|
RELEITURA
Senhores candidatos
22/10/2006
- Gaudêncio Torquato*
Srs. candidatos Luiz Inácio e Geraldo Alckmin, por favor, tenham consciência do simbolismo do pleito do dia 29. O eleitorado irá às urnas profundamente dividido e com a convicção de que o voto, principal arma da democracia, mesmo legitimando uma de V. Exas. como mandatário da Nação, não deverá ser endosso para a continuidade do descalabro que corrompe o tecido político e desmoraliza as instituições. O Brasil chegou ao fundo do poço em matéria de mercantilismo político, praticado todos os dias no balcão de recompensas que paga indivíduos sem compromissos com o ideal coletivo. Essa é a raiz da crise que esfrangalha a República. A indignidade na política multiplica os trânsfugas morais que constroem feudos e capitanias dentro de um Estado intensamente partidarizado. A conseqüência se faz ver na mediocridade de cortes servis, nos bolsões de lenocínio que arrebentam os cofres públicos e nas artimanhas que juntam, no mesmo covil, dirigentes, burocratas corruptos e empresários espertalhões.
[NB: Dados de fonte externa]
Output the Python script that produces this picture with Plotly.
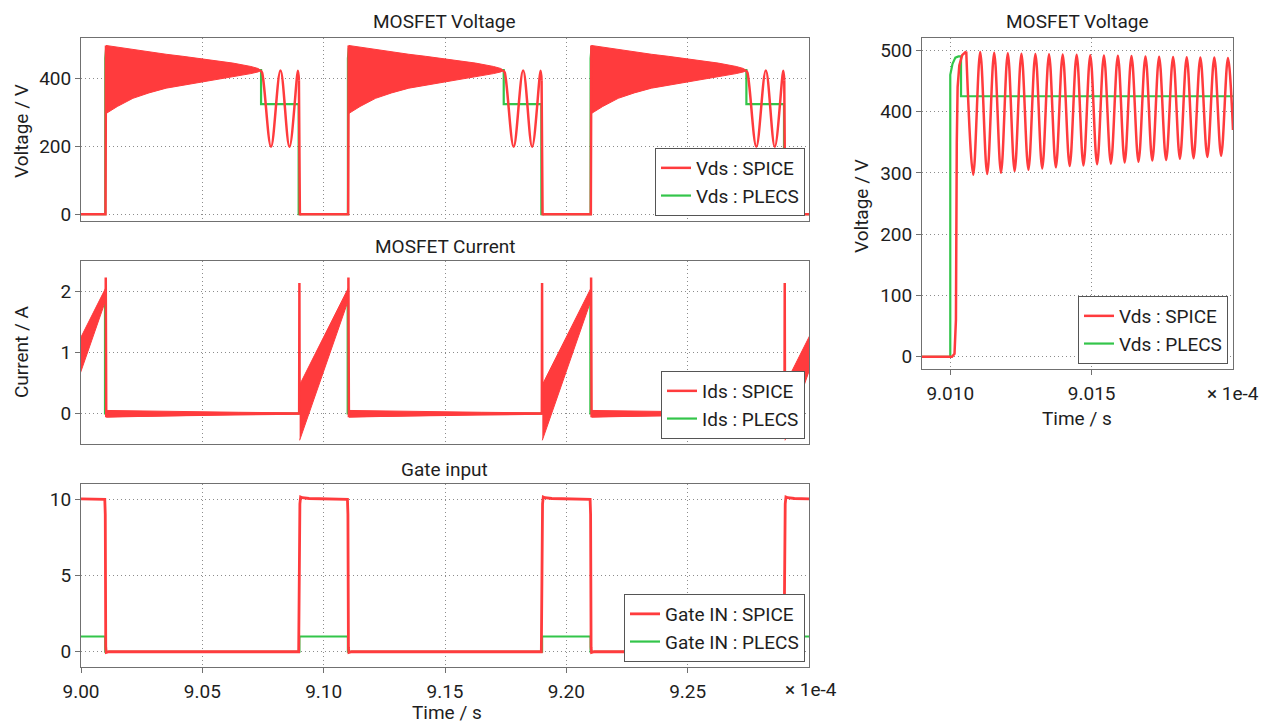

Quem de V. Exas. chegar à Presidência e não tiver clara noção de que o País precisa voltar a conviver com o respeito e a confiança nas instituições e a solidariedade entre classes será arrastado pelo turbilhão da crise intermitente, a que se deve dar um basta sob pena de aumentarmos o fosso entre sociedade e sistema político. Conscientizem-se de que a confiança nos Poderes constituídos se assenta, primeiro, no respeito dos mandatários às funções para as quais foram investidos, o que exige resgatar o conceito de política como missão, não como profissão. Dignificar o mandato é priorizar o ideal coletivo. Não fazer da coisa pública um negócio particular. É bom lembrar, o patriotismo é a vitamina das nações. Urge, portanto, resgatar a comunhão das esperanças perdidas, conclamar classes e grupos a acreditar que teremos, sim, um amanhã melhor que o hoje. Não há maneira mais torpe de servir à Pátria do que pregar a desunião de seus filhos. Atentem, essa tem sido uma nota lúgubre destes tempos virulentos.
Sr. candidato Luiz Inácio, a recorrência de que a elite paulista odeia o resto do País e de que a oposição só olha para o Sul e o Sudeste não contribui em nada para a construção de uma Pátria forte, indivisível, e de uma coletividade nacional que anseia por harmonia e solidariedade. O caráter nacional repele conflitos que envolvam gentes. Prefere impregnar-se da seiva da confraternização. Que V. Exa. evite colocar tempero exagerado no menu de preconceitos. Disseminar ódio entre classes, espalhar que regiões discriminam outras e usar o boato como forma de cooptação eleitoral são pérfidas maquinações de um vale-tudo que se esperava eliminado da política. Até se pensava que V. Exa. havia guardado velhos preconceitos no baú de onde o sindicalismo do ABC, na década de 70, retirou as primeiras idéias. A desgastada luta de classes morreu e está sepultada no cemitério do socialismo revolucionário. Não há motivo para ressuscitá-la, até porque V. Exa., mais perto da vitória que o adversário, deverá ter como desafio-mor integrar as metades de um Brasil fragmentado: de um lado, a banda que mais paga, de outro, a banda que mais recebe. Divisão que aponta para uma ação governamental que, se desafogou a base da pirâmide, dando-lhe maior poder de compra, apertou as classes do meio e exagerou nas concessões ao topo, onde está a elite econômica, que tanto critica.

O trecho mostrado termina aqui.